Right. This Cavendish type of experiment shows that with small masses a few cm away from each other, the period of oscillation of the pendulum is about 1000 seconds. So 20,000 seconds to go about 1/2 a metre is in the ball park.

AM

17. May 6, 2006

### nrqed

Why can you replace ''dv'' by ''dr/dt''?

18. May 6, 2006

### nrqed

The equation does not seem right to me. I might be missing something but x here is the separation between the two masses, right? But this equation says that the second derivative of the separation depends only on the acceleration of *one* of the two masses. In fact, the second derivative should take into account the acceleration of both masses.
Am I missing something?

19. May 6, 2006

### nrqed

I might be missing something (again!) but Kepler's third law applies only to the limit of one mass being much more massive than the other. In this example, the two masses are equal.
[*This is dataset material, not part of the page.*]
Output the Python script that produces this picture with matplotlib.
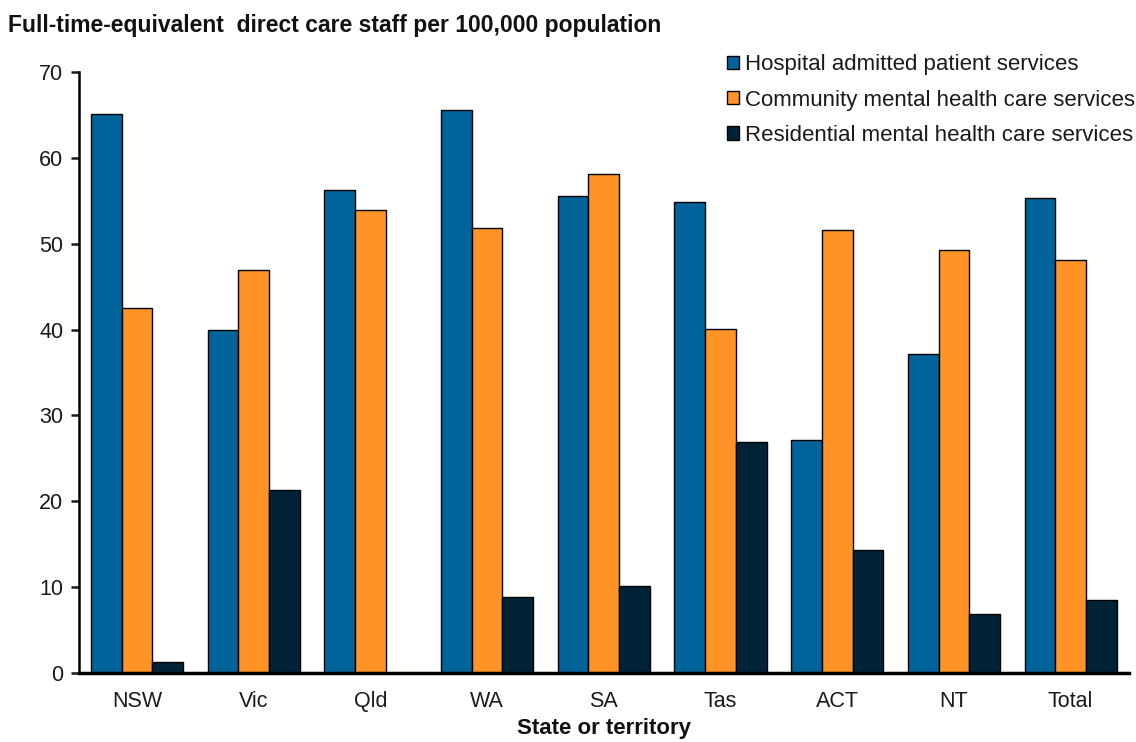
import matplotlib.pyplot as plt
import numpy as np

# categories and values
states = ["NSW", "Vic", "Qld", "WA", "SA", "Tas", "ACT", "NT", "Total"]
hospital = [65.1, 39.9, 56.3, 65.6, 55.6, 54.9, 27.1, 37.2, 55.3]
community = [42.5, 46.9, 53.9, 51.8, 58.1, 40.1, 51.6, 49.3, 48.1]
residential = [1.3, 21.3, 0.0, 8.9, 10.1, 26.9, 14.3, 6.9, 8.5]

series_names = ["Hospital admitted patient services",
                "Community mental health care services",
                "Residential mental health care services"]
colors = ["#00649A", "#FF9326", "#002338"]

plt.rcParams['font.family'] = ['Liberation Sans', 'DejaVu Sans']

fig = plt.figure(figsize=(11.36, 7.42), dpi=100)
ax = fig.add_axes([0.0692, 0.093, 0.9246, 0.810])

x = np.arange(len(states))
w = 0.263
for i, (vals, name, c) in enumerate(zip([hospital, community, residential], series_names, colors)):
    ax.bar(x + (i - 1) * w, vals, width=w, color=c, edgecolor='black',
           linewidth=1.0, label=name, zorder=2)

ax.set_xlim(-0.5, len(states) - 0.5)
ax.set_ylim(0, 70)
ax.set_yticks(range(0, 71, 10))
ax.set_xticks(x)
ax.set_xticklabels(states)

for s in ['top', 'right']:
    ax.spines[s].set_visible(False)
ax.spines['left'].set_linewidth(1.8)
ax.spines['bottom'].set_linewidth(2.5)
ax.tick_params(axis='y', direction='out', length=6, width=1.8, labelsize=15.5,
               colors='#1a1a1a', pad=5)
ax.tick_params(axis='x', length=0, labelsize=15.5, colors='#1a1a1a', pad=13)

fig.text(0.007, 0.966, "Full-time-equivalent  direct care staff per 100,000 population",
         fontsize=16.5, fontweight='bold', va='center', ha='left', color='#111111')
fig.text(0.532, 0.004, "State or territory", fontsize=16, fontweight='bold',
         ha='center', va='bottom', color='#111111')

leg = ax.legend(loc='upper right', bbox_to_anchor=(0.999, 0.927),
                bbox_transform=fig.transFigure, frameon=False, fontsize=16,
                handlelength=0.55, handleheight=0.55, handletextpad=0.25,
                labelspacing=0.65, borderaxespad=0, borderpad=0)
for t in leg.get_texts():
    t.set_color('#1a1a1a')

fig.savefig("out.png", dpi=100)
Maybe it is just a matter of using the reduced mass instead but that is not so obvious to me..

20. May 6, 2006

### SpaceTiger

Staff Emeritus
Kepler's Third Law applies equally well to similar masses as to one much bigger than the other, you simply need to switch to the COM frame (we apply the third law to binary star systems all the time) . Also, there's nothing wrong with the masses being stationary -- an object on a radial orbit would be momentarily stationary (v=0) at aphelion.